A more clear-minded approach is taken by Joseph Agar Beet (who renders "whose are the Fathers, and from whom came the Christ according to flesh. God who is over all be blessed for ever. Amen"). His comments in his Notes on Romans through Colossians and Philemon should be consulted at length, but some extracts here (emphasis and brackets added) may be in order:

 

"At the mention of the name and birth of Christ, Paul cannot refrain from an outburst of praise to the great Ruler of the world who chose Israel, and gave Christ to be born in Paul's own day and nation. . . .

"Two RENDERINGS of Romans 9:5b are grammatically admissible and worthy of consideration. (1) o on epi panton theos may be in apposition to o cristos, asserting that He who sprang from Israel 'is over all God blessed forever:' . . . . So Irenaeus . . . and Origen, (both preserved in Latin translations only,) Tertullian, Cyprian, very many early Christian writers, and a large majority of the writers of all ages. (2) o on epi panton theos may be the subject, and euloghtos eis tous aionas the predicate, of a new sentence [as in the KJV and Beet]. This exposition is not found in any early Christian writer; but is adopted in the Alex., Ephraim, and Clermont MSS., where we find stops marking off the words in question as a doxology to the Father and spaces proving that the stops are from the first hand. In the Vat. MS. is a stop apparently from a later hand. . . .

"I shall endeavor to show that (2) is in thorough accord with the structure of the passage, with the context, and with the thought of Paul; and that (1), though grammatically correct and making good sense, is made unlikely by the very ambiguity of the passage. . . ."

"Had Paul intended to deviate from his otherwise unvarying custom and to speak of Christ as 'God,' he must have done so with a set and serious purpose of asserting the divinity of Christ. And, if so, he would have used words which no one could misunderstand. In a similar case, John 1:1, we find language which excludes all doubt. In the passage before us, the words os estin, as in Rom. 1:25 [i.e., the "who is" in KJV's "who is blessed for ever"], would have given equal certainty. But Paul did not use them. Again, in the passages which set forth expressly the nature of the Son, e.g. Rom. 1:4; Phil. 2:6; Col. 1:15, Paul does not call Him 'God': and in each of them the subordination of the Son to the Father is very conspicuous. But here, if we adopt the traditional exposition, there is no mention whatever of the Father, and without such mention there is given to the Son the loftiest title found in the Bible; in other words, we should have here the divinity of Christ, asserted with a definiteness not found elsewhere in the writings or addresses of Paul, and not correlated to the unique supremacy of the Father. This is altogether inconsistent with the whole thought of Paul.

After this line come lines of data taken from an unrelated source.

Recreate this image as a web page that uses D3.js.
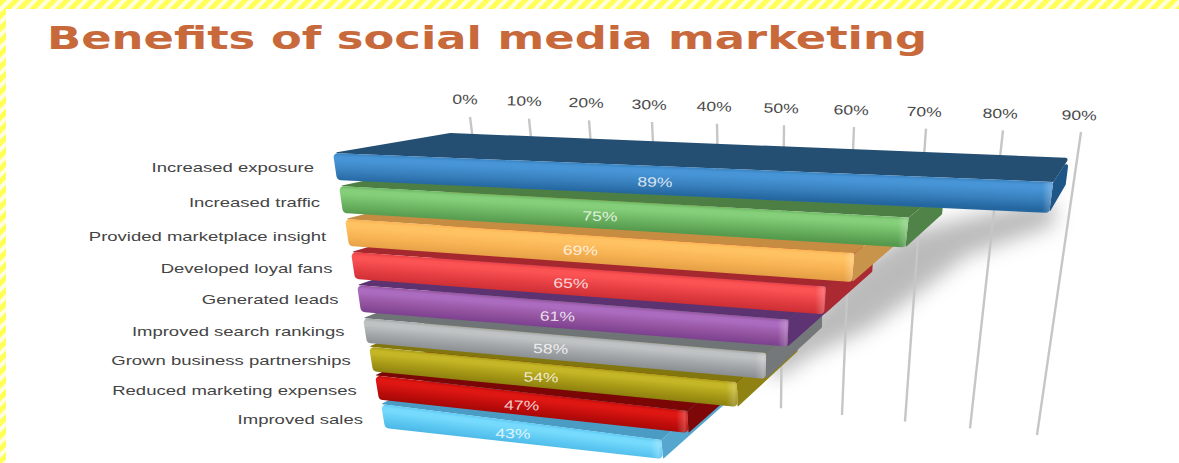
<!DOCTYPE html>
<html>
<head>
<meta charset="utf-8">
<style>
  html, body { margin: 0; padding: 0; background: #fff; }
  svg { display: block; }
  text { font-family: "Liberation Sans", Arial, sans-serif; }
</style>
<script src="https://cdn.jsdelivr.net/npm/d3@7/dist/d3.min.js"></script>
</head>
<body>
<svg id="chart" width="1179" height="463"></svg>
<script>
// Survey results, one bar per benefit
const categories = [
  "Increased exposure", "Increased traffic", "Provided marketplace insight",
  "Developed loyal fans", "Generated leads", "Improved search rankings",
  "Grown business partnerships", "Reduced marketing expenses", "Improved sales"
];
const values = [89, 75, 69, 65, 61, 58, 54, 47, 43];
const tickValues = [0, 10, 20, 30, 40, 50, 60, 70, 80, 90];
const titleText = "Benefits of social media marketing";

// Bar shading: highlight, body, lower edge, top face, end face
const barShades = [
  ["#4795d6", "#3a82c0", "#2467a0", "#244e72", "#1e5688"],
  ["#86cf7a", "#6db663", "#55994d", "#4d7f45", "#4f8347"],
  ["#ffc262", "#f8b354", "#e5a046", "#c58c42", "#c8934a"],
  ["#fb5254", "#e63f43", "#cb2e34", "#a5282e", "#ab2a31"],
  ["#ab6bbf", "#94549f", "#793e8e", "#5c3270", "#5e3373"],
  ["#bfc2c3", "#a4a7a9", "#898d90", "#6f7476", "#74787b"],
  ["#c4b626", "#a89a16", "#8a7d0e", "#82760e", "#8f8212"],
  ["#de1713", "#c00d0b", "#9c0706", "#7a0605", "#7e0808"],
  ["#76dafc", "#5cc8f2", "#48b3e2", "#4b9cc4", "#55a7cf"]
];

const svg = d3.select("#chart");
const defs = svg.append("defs");

// Hatched page edge
const hatch = defs.append("pattern")
  .attr("id", "hatch").attr("patternUnits", "userSpaceOnUse")
  .attr("width", 9).attr("height", 9)
  .attr("patternTransform", "rotate(-45)");
hatch.append("rect").attr("width", 9).attr("height", 9).attr("fill", "#fffde0");
hatch.append("rect").attr("width", 9).attr("height", 5).attr("fill", "#ffff55");

svg.append("rect").attr("width", 1179).attr("height", 463).attr("fill", "#fff");
svg.append("rect").attr("width", 1179).attr("height", 9).attr("fill", "url(#hatch)");
svg.append("rect").attr("width", 6).attr("height", 463).attr("fill", "url(#hatch)");

svg.append("text")
  .attr("x", 47).attr("y", 49)
  .attr("textLength", 880).attr("lengthAdjust", "spacingAndGlyphs")
  .style("font-family", "'DejaVu Sans', sans-serif")
  .style("font-weight", "bold").style("font-size", "32px")
  .attr("fill", "#c8693c")
  .text(titleText);

// Axis scales: the value axis widens with distance along the receding plane
const gridTopX = d3.scaleLinear().domain(tickValues)
  .range([470, 529, 589, 652, 717, 784, 854, 926, 1003, 1081]);
const gridTopY = d3.scaleLinear().domain([0, 90]).range([117, 132]);
const gridBottomX = d3.scaleLinear().domain(tickValues)
  .range([503, 556, 610, 665, 722, 781, 842, 905, 970, 1037]);
const gridBottomY = d3.scaleLinear().domain([0, 90]).range([375, 435]);
const labelX = d3.scaleLinear().domain(tickValues)
  .range([465, 524, 586, 649, 714, 781, 851, 924, 1000, 1079]);
const labelY = d3.scaleLinear().domain([0, 90]).range([104, 120]);

// Row scales for the stacked bars
const rowLeft = d3.scaleLinear().domain([0, 8]).range([333, 381]);
const rowTop = d3.scaleLinear().domain([0, 5, 8]).range([153, 318, 404]);
const rowWiden = d3.scaleLinear().domain([0, 1, 2, 3, 4, 8])
  .range([1.194, 1.152, 1.136, 1.131, 1.103, 1.049]);
const rowDrop = d3.scaleLinear().domain([0, 2, 8]).range([29, 34, 36]);
const rowHeightLeft = d3.scaleLinear().domain([0, 4, 5, 8]).range([27, 27, 25, 24]);
const rowHeightRight = d3.scaleLinear().domain([0, 4, 6, 8]).range([31, 27, 25, 19]);
const rowEndLean = d3.scaleLinear().domain([0, 8]).range([-4, 2]);
const rowLabelShift = d3.scaleLinear().domain([0, 1, 8]).range([-9, -5, -3]);

const vanish = [1167, 10];
const depth = 0.14;
const toVanish = ([x, y]) => [x + (vanish[0] - x) * depth, y + (vanish[1] - y) * depth];
const lerp = (p, q, f) => [p[0] + (q[0] - p[0]) * f, p[1] + (q[1] - p[1]) * f];

const widthAt = (row, v) => (gridTopX(v) - gridTopX(0)) * rowWiden(row);

function barCorners(row, v) {
  const left = rowLeft(row), top = rowTop(row);
  const right = left + widthAt(row, v);
  const a = [left, top];
  const b = [right, top + rowDrop(row)];
  const c = [right + rowEndLean(row), b[1] + rowHeightRight(row)];
  const d = [left + 4, top + rowHeightLeft(row)];
  return { a, b, c, d };
}

// Closed outline whose corners are rounded by the given radii
function roundedOutline(pts, radii) {
  const p = d3.path();
  const n = pts.length;
  const start = lerp(pts[n - 1], pts[0], 0.5);
  p.moveTo(start[0], start[1]);
  pts.forEach((pt, i) => {
    const next = pts[(i + 1) % n];
    p.arcTo(pt[0], pt[1], next[0], next[1], radii[i]);
  });
  p.closePath();
  return p.toString();
}

// Shadow thrown on the back plane, following the bar ends
const blur = defs.append("filter").attr("id", "soft")
  .attr("x", "-30%").attr("y", "-30%").attr("width", "160%").attr("height", "160%");
blur.append("feGaussianBlur").attr("stdDeviation", 10);

const shadowOffsets = [[6, 12], [62, 8], [62, 14], [45, 14], [25, 8], [10, 0]];
const shadowEdge = shadowOffsets.map(([dx, dy], i) => {
  const { c } = barCorners(i, values[i]);
  return [c[0] + dx, c[1] + dy];
});
const shadowInner = d3.range(shadowOffsets.length).reverse().map(i => {
  const { b, c } = barCorners(i, values[i]);
  return lerp(b, c, 0.5);
});
svg.append("path")
  .attr("d", d3.line().curve(d3.curveLinearClosed)([...shadowEdge, ...shadowInner]))
  .attr("fill", "#a4a4a4").attr("opacity", 0.75)
  .attr("filter", "url(#soft)");

// Gridlines and percentage labels
svg.append("g").selectAll("line").data(tickValues).join("line")
  .attr("x1", d => gridTopX(d)).attr("y1", d => gridTopY(d))
  .attr("x2", d => gridBottomX(d)).attr("y2", d => gridBottomY(d))
  .attr("stroke", "#c6c6c6").attr("stroke-width", 2.4);

svg.append("g").selectAll("text").data(tickValues).join("text")
  .attr("transform", d => `translate(${labelX(d)},${labelY(d)}) rotate(1.5) scale(1.3,1)`)
  .attr("text-anchor", "middle")
  .style("font-size", "13.5px").attr("fill", "#4a4a4a")
  .text(d => d + "%");

// Bars, lowest row first so each one sits under the row above it
const order = d3.range(values.length).reverse();
const bars = svg.append("g");

order.forEach(i => {
  const v = values[i];
  const shade = barShades[i];
  const { a, b, c, d } = barCorners(i, v);
  const g = bars.append("g");

  // Gradient runs square to the sloping bar
  const slope = (b[1] - a[1]) / (b[0] - a[0]);
  const h = rowHeightLeft(i) + 1;
  const grad = defs.append("linearGradient")
    .attr("id", "front" + i).attr("gradientUnits", "userSpaceOnUse")
    .attr("x1", a[0]).attr("y1", a[1])
    .attr("x2", a[0] - slope * h).attr("y2", a[1] + h);
  [[0, shade[1]], [0.12, shade[0]], [0.25, shade[0]], [0.6, shade[1]], [1, shade[2]]]
    .forEach(([o, col]) => grad.append("stop").attr("offset", o).attr("stop-color", col));

  const face = (pts, radii, fill) => g.append("path")
    .attr("d", roundedOutline(pts, radii)).attr("fill", fill);

  face([a, toVanish(a), toVanish(b), b], [0.4, 10, 2, 0.2], shade[3]);
  face([b, toVanish(b), toVanish(c), c], [0.2, 2, 2, 0.5], shade[4]);
  face([a, b, c, d], [4, 2, 4, 5], `url(#front${i})`);

  // Soft sheen where the front face rolls over at its far end
  const t = 11 / (b[0] - a[0]);
  const sheen = defs.append("linearGradient")
    .attr("id", "sheen" + i).attr("gradientUnits", "userSpaceOnUse")
    .attr("x1", b[0] - 11).attr("y1", b[1]).attr("x2", b[0]).attr("y2", b[1]);
  sheen.append("stop").attr("offset", 0).attr("stop-color", "#fff").attr("stop-opacity", 0);
  sheen.append("stop").attr("offset", 0.75).attr("stop-color", "#fff").attr("stop-opacity", 0.22);
  sheen.append("stop").attr("offset", 1).attr("stop-color", "#fff").attr("stop-opacity", 0.08);
  g.append("path")
    .attr("d", roundedOutline([lerp(b, a, t), b, c, lerp(c, d, t)], [0, 2, 4, 0]))
    .attr("fill", `url(#sheen${i})`);

  // Value label halfway along the axis span of the bar
  const mid = a[0] + widthAt(i, v / 2);
  const frac = (mid - a[0]) / (b[0] - a[0]);
  const midY = a[1] + (b[1] - a[1]) * frac +
    (rowHeightLeft(i) + (rowHeightRight(i) - rowHeightLeft(i)) * frac) / 2;
  g.append("text")
    .attr("transform", `translate(${mid + rowLabelShift(i)},${midY + 6}) rotate(1.5) scale(1.3,1)`)
    .attr("text-anchor", "middle")
    .style("font-size", "13.5px")
    .attr("fill", "#fff").attr("fill-opacity", 0.8)
    .text(v + "%");
});

// Category labels
const catRight = d3.scaleLinear().domain([0, 8]).range([314, 363]);
const catY = d3.scaleLinear().domain([0, 2, 5, 8]).range([172, 241, 336, 424]);
svg.append("g").selectAll("text").data(categories).join("text")
  .attr("transform", (d, i) => `translate(${catRight(i)},${catY(i)}) scale(1.37,1)`)
  .attr("text-anchor", "end")
  .style("font-size", "13.5px").attr("fill", "#444")
  .text(d => d);
</script>
</body>
</html>
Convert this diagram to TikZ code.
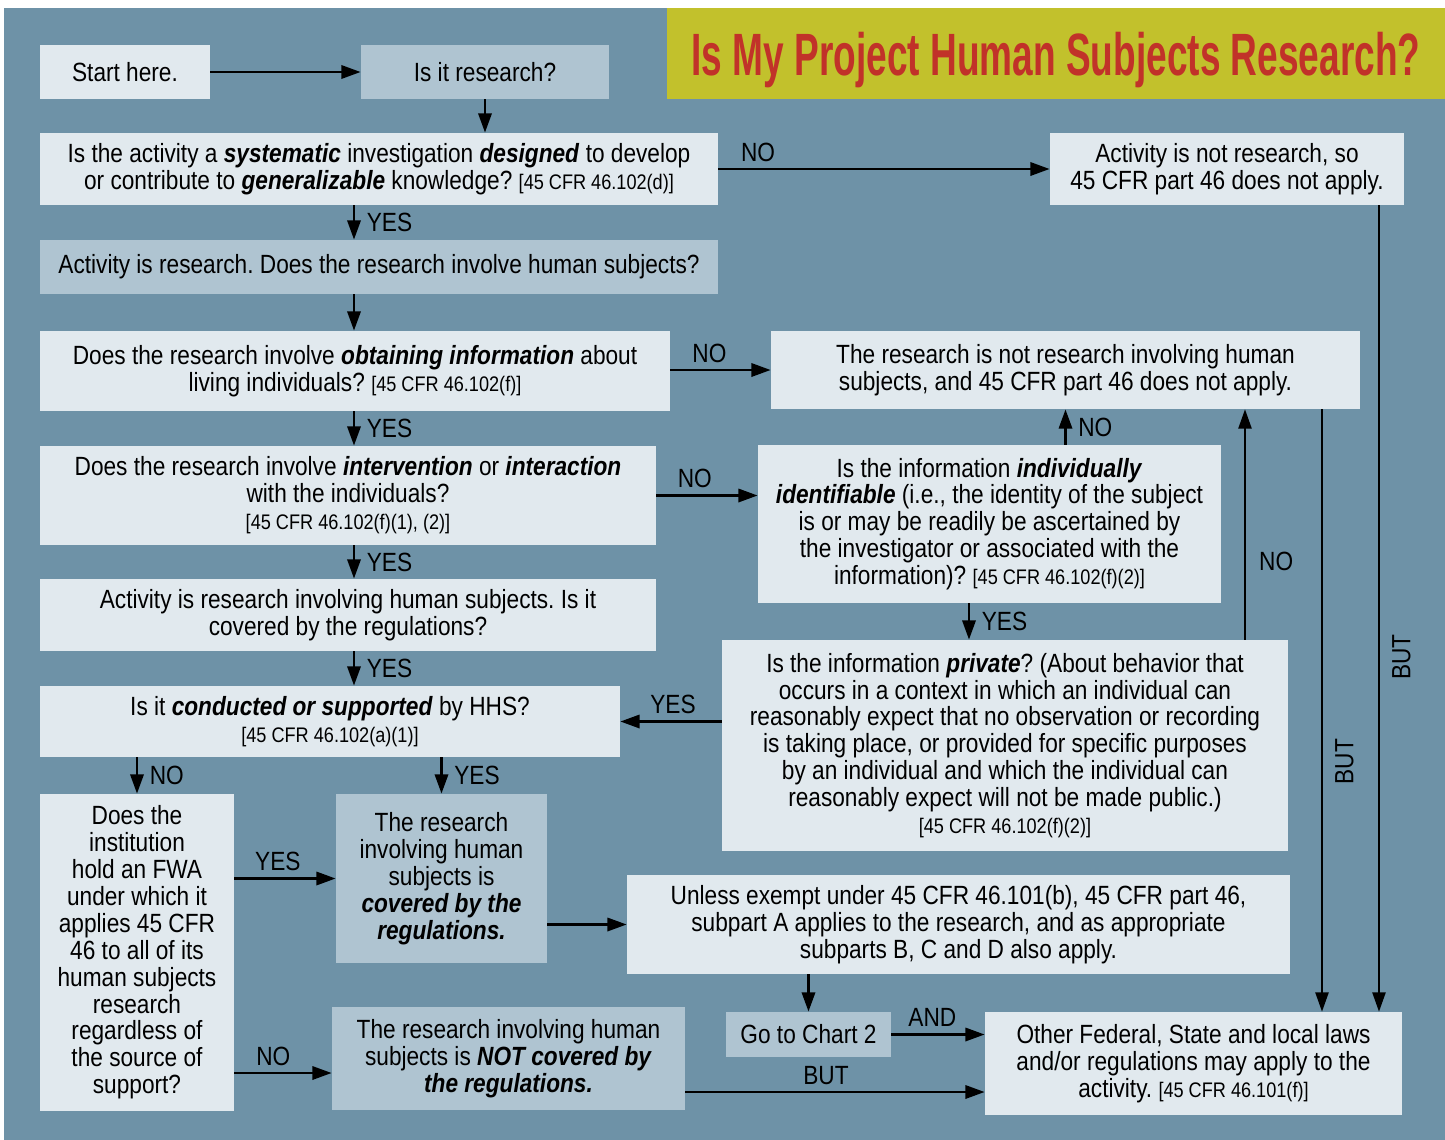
\documentclass[tikz,border=0pt]{standalone}
\usepackage{fontspec}
\setmainfont[FakeStretch=0.86]{Liberation Sans}
\newfontfamily\titlefont[FakeStretch=0.62]{Liberation Sans}
\usetikzlibrary{arrows.meta, positioning, calc}
\frenchspacing

\definecolor{hbg}{HTML}{6E92A7}
\definecolor{hlight}{HTML}{E1E9EE}
\definecolor{hdark}{HTML}{AFC4D1}
\definecolor{htitle}{HTML}{C2C12C}
\definecolor{hred}{HTML}{C13229}

\newcommand\bodyfont{\fontsize{15}{15.3}\selectfont}
\newcommand\cfr[1]{{\fontsize{12}{13}\selectfont #1}}
\newcommand\bfit[1]{\textbf{\textit{#1}}}

\tikzset{
  lbox/.style={fill=hlight, inner sep=0pt, align=center, font=\bodyfont},
  dbox/.style={lbox, fill=hdark},
  arr/.style={-{Triangle[length=11pt,width=7.5pt]}, line width=1.6pt, black},
  thinarr/.style={arr, line width=1.1pt},
  lbl/.style={font=\bodyfont, inner sep=3.5pt},
  butlbl/.style={lbl, rotate=90, anchor=north, inner sep=7pt},
}

\begin{document}
\begin{tikzpicture}[x=0.02cm, y=-0.02cm]
  \useasboundingbox (0,0) rectangle (1445,1140);
  \fill[hbg] (4,8) rectangle (1445,1140);

  %% ── Title ──
  \node[fill=htitle, minimum width=15.56cm, minimum height=1.82cm, inner sep=0pt, text depth=0pt,
        text=hred, font=\titlefont\bfseries\fontsize{34}{36}\selectfont] (title) at (1056,53.5)
        {Is My Project Human Subjects Research?};

  %% ── Left column ──
  \node[lbox, minimum width=3.4cm, minimum height=1.08cm] (start) at (125,72) {Start here.};
  \node[dbox, minimum width=4.96cm, minimum height=1.08cm] (isres) at (485,72) {Is it research?};
  \node[lbox, minimum width=13.56cm, minimum height=1.44cm] (sys) at (379,169)
    {Is the activity a \bfit{systematic} investigation \bfit{designed} to develop\\
     or contribute to \bfit{generalizable} knowledge? \cfr{[45 CFR 46.102(d)]}};
  \node[dbox, minimum width=13.56cm, minimum height=1.08cm] (hum) at (379,267)
    {Activity is research. Does the research involve human subjects?};
  \node[lbox, minimum width=12.6cm, minimum height=1.6cm] (obtain) at (355,371)
    {Does the research involve \bfit{obtaining information} about\\
     living individuals? \cfr{[45 CFR 46.102(f)]}};
  \node[lbox, minimum width=12.32cm, minimum height=1.98cm] (interv) at (348,495.5)
    {Does the research involve \bfit{intervention} or \bfit{interaction}\\
     with the individuals?\\ \cfr{[45 CFR 46.102(f)(1), (2)]}};
  \node[lbox, minimum width=12.32cm, minimum height=1.44cm] (covq) at (348,615)
    {Activity is research involving human subjects. Is it\\
     covered by the regulations?};
  \node[lbox, minimum width=11.6cm, minimum height=1.42cm] (hhs) at (330,721.5)
    {Is it \bfit{conducted or supported} by HHS?\\ \cfr{[45 CFR 46.102(a)(1)]}};
  \node[lbox, minimum width=3.88cm, minimum height=6.34cm] (fwa) at (137,952.5)
    {Does the\\ institution\\ hold an FWA\\ under which it\\ applies 45 CFR\\
     46 to all of its\\ human subjects\\ research\\ regardless of\\ the source of\\ support?};
  \node[dbox, minimum width=4.22cm, minimum height=3.38cm] (covreg) at (441.5,878.5)
    {The research\\ involving human\\ subjects is\\ \bfit{covered by the}\\ \bfit{regulations.}};
  \node[dbox, minimum width=7.06cm, minimum height=2.06cm] (notcov) at (508.5,1058.5)
    {The research involving human\\ subjects is \bfit{NOT covered by}\\ \bfit{the regulations.}};

  %% ── Right column ──
  \node[lbox, minimum width=7.08cm, minimum height=1.44cm] (notres) at (1227,169)
    {Activity is not research, so\\ 45 CFR part 46 does not apply.};
  \node[lbox, minimum width=11.78cm, minimum height=1.56cm] (nothsr) at (1065.5,370)
    {The research is not research involving human\\
     subjects, and 45 CFR part 46 does not apply.};
  \node[lbox, minimum width=9.26cm, minimum height=3.16cm] (ident) at (989.5,524)
    {Is the information \bfit{individually}\\
     \bfit{identifiable} (i.e., the identity of the subject\\
     is or may be readily be ascertained by\\
     the investigator or associated with the\\
     information)? \cfr{[45 CFR 46.102(f)(2)]}};
  \node[lbox, minimum width=11.32cm, minimum height=4.22cm] (private) at (1005,745.5)
    {Is the information \bfit{private}? (About behavior that\\
     occurs in a context in which an individual can\\
     reasonably expect that no observation or recording\\
     is taking place, or provided for specific purposes\\
     by an individual and which the individual can\\
     reasonably expect will not be made public.)\\
     \cfr{[45 CFR 46.102(f)(2)]}};
  \node[lbox, minimum width=13.26cm, minimum height=1.98cm] (unless) at (958.5,924.5)
    {Unless exempt under 45 CFR 46.101(b), 45 CFR part 46,\\
     subpart A applies to the research, and as appropriate\\
     subparts B, C and D also apply.};
  \node[dbox, minimum width=3.3cm, minimum height=0.9cm] (chart2) at (808.5,1034.5) {Go to Chart 2};
  \node[lbox, minimum width=8.34cm, minimum height=2.06cm] (other) at (1193.5,1063.5)
    {Other Federal, State and local laws\\
     and/or regulations may apply to the\\
     activity. \cfr{[45 CFR 46.101(f)]}};

  %% ── Helper columns and rows ──
  \coordinate (spine) at (354,0);
  \coordinate (colip) at (969,0);
  \coordinate (colpn) at (1245,0);
  \coordinate (colbuta) at (1322,0);
  \coordinate (colbutb) at (1379,0);
  \coordinate (rowno) at (0,1073);
  \coordinate (rowbut) at (0,1092);

  %% ── Connectors ──
  \draw[arr] (start) -- (isres);
  \draw[arr] (isres.south) -- (isres.south |- sys.north);
  \draw[arr] (sys) -- (notres) node[lbl, above, pos=0.12] {NO};
  \draw[arr] (sys.south -| spine) -- (hum.north -| spine) node[lbl, right=3pt, midway] {YES};
  \draw[arr] (hum.south -| spine) -- (obtain.north -| spine);
  \draw[arr] (obtain.east |- nothsr) -- (nothsr.west) node[lbl, above, pos=0.39] {NO};
  \draw[arr] (obtain.south -| spine) -- (interv.north -| spine) node[lbl, right=3pt, midway] {YES};
  \draw[arr] (interv.east) -- (interv.east -| ident.west) node[lbl, above, pos=0.38] {NO};
  \draw[arr] (interv.south -| spine) -- (covq.north -| spine) node[lbl, right=3pt, midway] {YES};
  \draw[arr] (ident.north -| nothsr) -- (nothsr.south) node[lbl, right=3pt, midway] {NO};
  \draw[arr] (ident.south -| colip) -- (private.north -| colip) node[lbl, right=3pt, midway] {YES};
  \draw[thinarr] (private.north -| colpn) -- (nothsr.south -| colpn) node[lbl, right=4pt, pos=0.34] {NO};
  \draw[arr] (private.west |- hhs) -- (hhs.east) node[lbl, above, pos=0.48] {YES};
  \draw[arr] (covq.south -| spine) -- (hhs.north -| spine) node[lbl, right=3pt, midway] {YES};
  \draw[arr] (hhs.south -| fwa) -- (fwa.north) node[lbl, right=3pt, midway] {NO};
  \draw[arr] (hhs.south -| covreg) -- (covreg.north) node[lbl, right=3pt, midway] {YES};
  \draw[arr] (fwa.east |- covreg) -- (covreg.west) node[lbl, above, pos=0.43] {YES};
  \draw[arr] (fwa.east |- rowno) -- (notcov.west |- rowno) node[lbl, above, pos=0.4] {NO};
  \draw[arr] (covreg.east |- unless) -- (unless.west);
  \draw[arr] (unless.south -| chart2) -- (chart2.north);
  \draw[arr] (chart2.east) -- (chart2.east -| other.west) node[lbl, above, pos=0.44] {AND};
  \draw[arr] (notcov.east |- rowbut) -- (other.west |- rowbut) node[lbl, above, pos=0.47] {BUT};
  \draw[thinarr] (nothsr.south -| colbuta) -- (other.north -| colbuta) node[butlbl, pos=0.585] {BUT};
  \draw[thinarr] (notres.south -| colbutb) -- (other.north -| colbutb) node[butlbl, pos=0.56] {BUT};
\end{tikzpicture}
\end{document}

"Moreover, Paul is not discussing here the dignity of Christ, but mentions Him casually in an exposition of the present position of the Jews. In such a passage, it is much more likely that he would deviate from his common mode of expression, and write once 'God' be 'blessed' instead of 'To God be glory,' than that in a passage not referring specially to the nature of Christ he would assert, what he nowhere else explicitly asserts, that Christ is God, and assert it in language which may mean either this or something quite different.

"In any case, the passage before us cannot be appealed to in proof of the divinity of Christ. For even those who so interpret it admit that their interpretation is open to doubt: and it is very unsafe to build important doctrine on an uncertain foundation. On the other hand, as I interpret them, these words reveal, by making them matter of praise to God, the greatness of the privileges which the Jews had trampled under foot."

It is clear, then, that the KJV's rendering is far more sound than the injudicious one advocated by the NIV and applauded by its supporters Carson and White. And it is extremely interesting to me that men who stand ready to remove a "doubtful" verse like 1 John 5:7 from scripture ("we are in no way dependant upon the phrase for our knowledge of the Trinity . . . " [White, p. 61]) hazard everything to insist that an extremely dubious reading of this verse constitutes a "key passage" supporting Christ's deity--although there are numerous other verses which do this very thing far better!